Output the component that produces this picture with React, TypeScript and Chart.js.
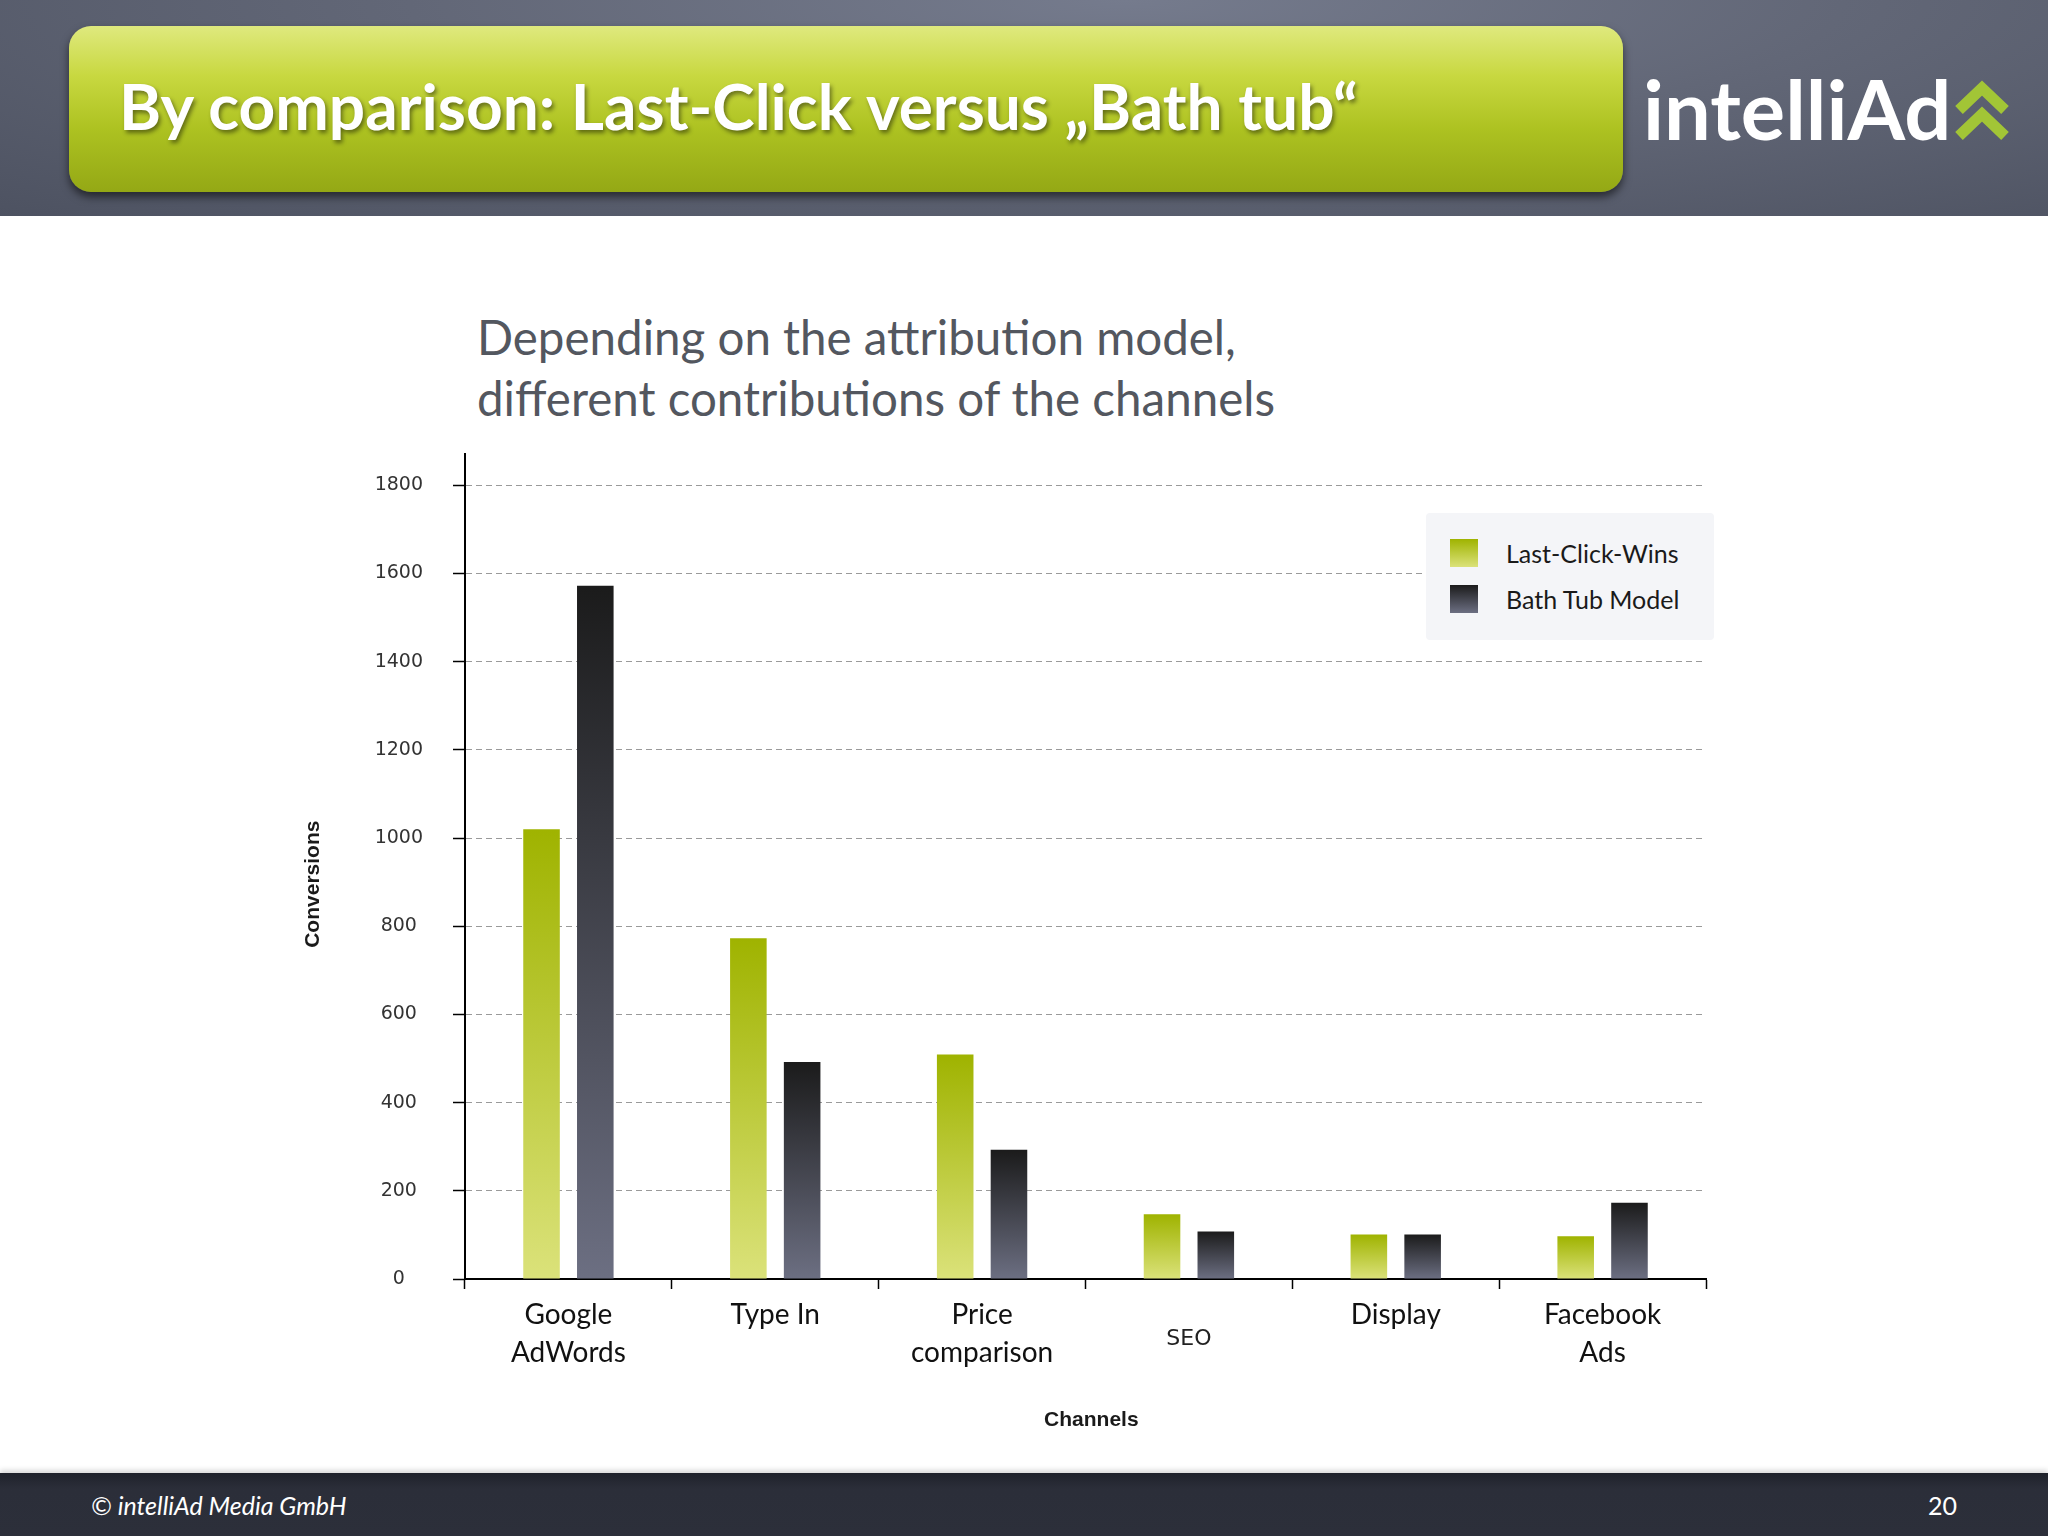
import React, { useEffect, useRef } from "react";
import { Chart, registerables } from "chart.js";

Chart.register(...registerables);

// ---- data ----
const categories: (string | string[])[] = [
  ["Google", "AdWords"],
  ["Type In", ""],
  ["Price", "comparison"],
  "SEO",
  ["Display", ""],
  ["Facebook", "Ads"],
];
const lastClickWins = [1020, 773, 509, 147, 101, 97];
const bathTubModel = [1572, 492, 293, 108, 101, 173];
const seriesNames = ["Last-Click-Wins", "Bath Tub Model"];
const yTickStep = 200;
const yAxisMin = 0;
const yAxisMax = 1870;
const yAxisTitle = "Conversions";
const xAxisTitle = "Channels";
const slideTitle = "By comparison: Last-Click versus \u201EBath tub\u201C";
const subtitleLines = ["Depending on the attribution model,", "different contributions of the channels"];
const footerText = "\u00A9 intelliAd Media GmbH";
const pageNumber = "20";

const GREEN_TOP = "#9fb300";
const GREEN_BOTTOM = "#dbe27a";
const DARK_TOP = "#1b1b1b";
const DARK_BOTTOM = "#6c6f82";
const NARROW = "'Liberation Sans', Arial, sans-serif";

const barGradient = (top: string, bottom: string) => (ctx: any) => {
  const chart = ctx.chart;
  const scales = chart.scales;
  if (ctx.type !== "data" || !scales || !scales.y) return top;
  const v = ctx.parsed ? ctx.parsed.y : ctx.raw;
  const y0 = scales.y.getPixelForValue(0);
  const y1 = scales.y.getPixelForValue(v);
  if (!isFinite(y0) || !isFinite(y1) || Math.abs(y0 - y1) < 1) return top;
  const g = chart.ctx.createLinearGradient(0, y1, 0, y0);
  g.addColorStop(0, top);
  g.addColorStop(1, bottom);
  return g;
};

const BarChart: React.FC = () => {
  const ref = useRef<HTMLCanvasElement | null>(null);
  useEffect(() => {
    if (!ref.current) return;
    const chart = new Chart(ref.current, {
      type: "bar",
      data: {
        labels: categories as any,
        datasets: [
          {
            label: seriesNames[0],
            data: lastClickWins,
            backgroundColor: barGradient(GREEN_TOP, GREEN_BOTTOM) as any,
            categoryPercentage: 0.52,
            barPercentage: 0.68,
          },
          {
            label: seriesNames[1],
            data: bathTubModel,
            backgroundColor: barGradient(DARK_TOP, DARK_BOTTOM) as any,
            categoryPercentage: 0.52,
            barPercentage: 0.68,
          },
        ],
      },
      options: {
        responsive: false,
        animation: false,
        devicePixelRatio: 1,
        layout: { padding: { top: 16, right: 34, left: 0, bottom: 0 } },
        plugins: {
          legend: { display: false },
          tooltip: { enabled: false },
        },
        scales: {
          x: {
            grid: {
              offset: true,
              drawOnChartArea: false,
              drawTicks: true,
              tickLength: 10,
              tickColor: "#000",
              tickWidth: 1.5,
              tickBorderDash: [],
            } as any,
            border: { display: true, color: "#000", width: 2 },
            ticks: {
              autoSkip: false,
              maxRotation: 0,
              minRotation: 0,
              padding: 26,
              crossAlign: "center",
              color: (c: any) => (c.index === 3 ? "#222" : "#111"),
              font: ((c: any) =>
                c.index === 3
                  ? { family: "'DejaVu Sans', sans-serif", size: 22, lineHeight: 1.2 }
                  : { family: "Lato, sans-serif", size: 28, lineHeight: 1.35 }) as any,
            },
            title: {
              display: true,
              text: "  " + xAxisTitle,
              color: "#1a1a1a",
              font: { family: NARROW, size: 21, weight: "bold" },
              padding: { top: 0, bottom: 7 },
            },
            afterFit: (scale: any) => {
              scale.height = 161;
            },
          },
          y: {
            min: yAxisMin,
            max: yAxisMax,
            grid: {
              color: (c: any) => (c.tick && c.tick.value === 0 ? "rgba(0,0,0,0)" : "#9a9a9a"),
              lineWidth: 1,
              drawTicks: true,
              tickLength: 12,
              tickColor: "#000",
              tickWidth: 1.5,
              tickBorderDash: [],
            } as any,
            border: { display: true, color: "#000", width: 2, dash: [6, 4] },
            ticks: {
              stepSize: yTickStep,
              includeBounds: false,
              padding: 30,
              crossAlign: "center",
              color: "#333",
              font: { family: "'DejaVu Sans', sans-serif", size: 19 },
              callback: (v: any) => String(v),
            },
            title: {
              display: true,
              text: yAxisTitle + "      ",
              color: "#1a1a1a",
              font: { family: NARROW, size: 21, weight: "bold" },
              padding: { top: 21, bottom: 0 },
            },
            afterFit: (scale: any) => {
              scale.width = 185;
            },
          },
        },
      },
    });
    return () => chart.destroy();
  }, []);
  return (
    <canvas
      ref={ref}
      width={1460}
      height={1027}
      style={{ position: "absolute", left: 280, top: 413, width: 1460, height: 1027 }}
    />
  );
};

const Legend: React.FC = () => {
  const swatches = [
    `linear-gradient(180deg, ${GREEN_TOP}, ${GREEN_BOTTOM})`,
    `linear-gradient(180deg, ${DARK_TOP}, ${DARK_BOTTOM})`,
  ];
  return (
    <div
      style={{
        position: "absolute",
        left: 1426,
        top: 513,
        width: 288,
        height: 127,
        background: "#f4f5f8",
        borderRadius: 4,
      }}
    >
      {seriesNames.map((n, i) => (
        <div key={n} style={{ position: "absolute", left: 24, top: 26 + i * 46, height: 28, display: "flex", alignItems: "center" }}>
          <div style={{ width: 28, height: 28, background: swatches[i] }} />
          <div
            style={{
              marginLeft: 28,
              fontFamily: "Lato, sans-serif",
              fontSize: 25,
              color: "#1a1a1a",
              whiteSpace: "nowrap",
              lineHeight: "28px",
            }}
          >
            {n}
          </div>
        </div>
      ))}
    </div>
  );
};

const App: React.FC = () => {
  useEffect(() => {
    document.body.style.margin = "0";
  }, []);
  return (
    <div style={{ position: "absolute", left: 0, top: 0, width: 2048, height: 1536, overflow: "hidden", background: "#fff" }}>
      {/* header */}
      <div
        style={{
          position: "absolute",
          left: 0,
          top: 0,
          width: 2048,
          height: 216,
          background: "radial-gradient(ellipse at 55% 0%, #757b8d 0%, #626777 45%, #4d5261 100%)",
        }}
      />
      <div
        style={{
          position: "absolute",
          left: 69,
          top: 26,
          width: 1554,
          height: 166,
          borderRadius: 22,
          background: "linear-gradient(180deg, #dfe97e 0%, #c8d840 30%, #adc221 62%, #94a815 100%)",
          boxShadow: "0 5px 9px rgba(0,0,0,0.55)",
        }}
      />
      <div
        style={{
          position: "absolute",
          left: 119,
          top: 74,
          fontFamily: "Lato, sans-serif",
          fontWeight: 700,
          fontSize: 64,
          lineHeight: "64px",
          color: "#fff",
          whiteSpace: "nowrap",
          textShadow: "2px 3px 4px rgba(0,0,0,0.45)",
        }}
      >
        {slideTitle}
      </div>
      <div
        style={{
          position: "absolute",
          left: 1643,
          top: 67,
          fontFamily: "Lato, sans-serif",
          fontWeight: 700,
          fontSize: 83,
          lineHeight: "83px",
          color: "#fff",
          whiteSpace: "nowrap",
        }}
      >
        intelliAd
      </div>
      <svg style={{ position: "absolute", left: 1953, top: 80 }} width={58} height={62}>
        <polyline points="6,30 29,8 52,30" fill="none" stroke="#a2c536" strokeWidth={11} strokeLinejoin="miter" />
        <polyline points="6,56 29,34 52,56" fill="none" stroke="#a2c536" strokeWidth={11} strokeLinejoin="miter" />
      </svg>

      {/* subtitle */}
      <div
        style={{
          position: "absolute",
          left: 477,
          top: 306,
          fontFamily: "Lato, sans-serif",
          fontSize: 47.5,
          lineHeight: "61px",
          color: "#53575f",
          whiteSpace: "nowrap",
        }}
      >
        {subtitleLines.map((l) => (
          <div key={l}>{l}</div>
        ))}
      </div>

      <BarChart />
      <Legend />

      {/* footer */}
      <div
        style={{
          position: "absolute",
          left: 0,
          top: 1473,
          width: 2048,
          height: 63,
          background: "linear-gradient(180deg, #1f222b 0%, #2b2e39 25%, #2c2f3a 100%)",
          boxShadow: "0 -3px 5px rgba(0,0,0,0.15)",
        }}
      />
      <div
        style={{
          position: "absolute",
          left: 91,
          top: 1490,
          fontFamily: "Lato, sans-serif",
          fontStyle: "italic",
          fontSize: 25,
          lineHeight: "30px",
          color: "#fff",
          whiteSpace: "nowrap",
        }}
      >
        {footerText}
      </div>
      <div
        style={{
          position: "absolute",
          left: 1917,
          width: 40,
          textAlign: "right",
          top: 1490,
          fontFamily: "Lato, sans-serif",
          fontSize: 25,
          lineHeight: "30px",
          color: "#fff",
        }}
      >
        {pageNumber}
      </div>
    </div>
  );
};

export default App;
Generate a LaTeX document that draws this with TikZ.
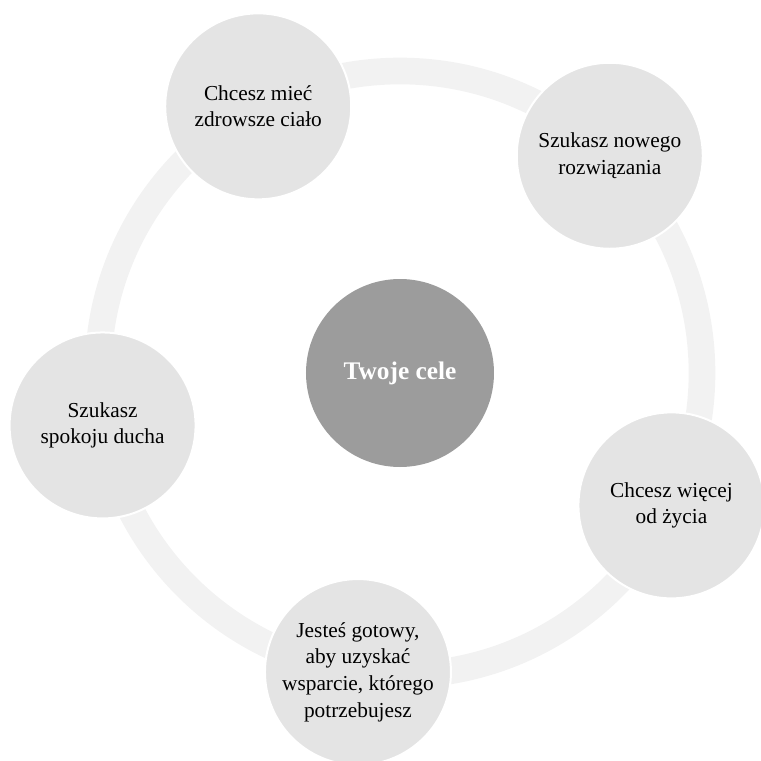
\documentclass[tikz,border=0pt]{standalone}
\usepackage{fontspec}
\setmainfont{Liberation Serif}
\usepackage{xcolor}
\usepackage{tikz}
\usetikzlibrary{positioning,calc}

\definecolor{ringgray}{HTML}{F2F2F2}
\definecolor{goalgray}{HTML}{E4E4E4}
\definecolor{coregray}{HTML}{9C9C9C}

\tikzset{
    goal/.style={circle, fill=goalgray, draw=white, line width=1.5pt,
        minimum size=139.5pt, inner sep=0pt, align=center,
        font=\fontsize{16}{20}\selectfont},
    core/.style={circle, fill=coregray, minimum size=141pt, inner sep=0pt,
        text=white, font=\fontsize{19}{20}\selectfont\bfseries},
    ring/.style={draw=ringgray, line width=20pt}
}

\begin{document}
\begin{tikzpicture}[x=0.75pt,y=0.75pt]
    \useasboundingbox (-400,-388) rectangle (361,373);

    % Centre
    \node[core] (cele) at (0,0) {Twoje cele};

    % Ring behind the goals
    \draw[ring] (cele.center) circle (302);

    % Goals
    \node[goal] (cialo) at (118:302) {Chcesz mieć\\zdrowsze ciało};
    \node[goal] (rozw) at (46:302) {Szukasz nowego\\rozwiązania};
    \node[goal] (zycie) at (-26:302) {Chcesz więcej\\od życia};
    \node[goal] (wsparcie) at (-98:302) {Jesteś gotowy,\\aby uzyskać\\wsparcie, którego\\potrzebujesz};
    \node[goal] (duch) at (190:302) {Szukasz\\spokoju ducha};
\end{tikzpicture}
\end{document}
□ □ □ □ □ □ □
Which lines contain the word "that"? Copy each of them.

### Written response
Output the component that produces this picture with React, TypeScript and Chart.js.
Generate a LaTeX document that draws this with TikZ.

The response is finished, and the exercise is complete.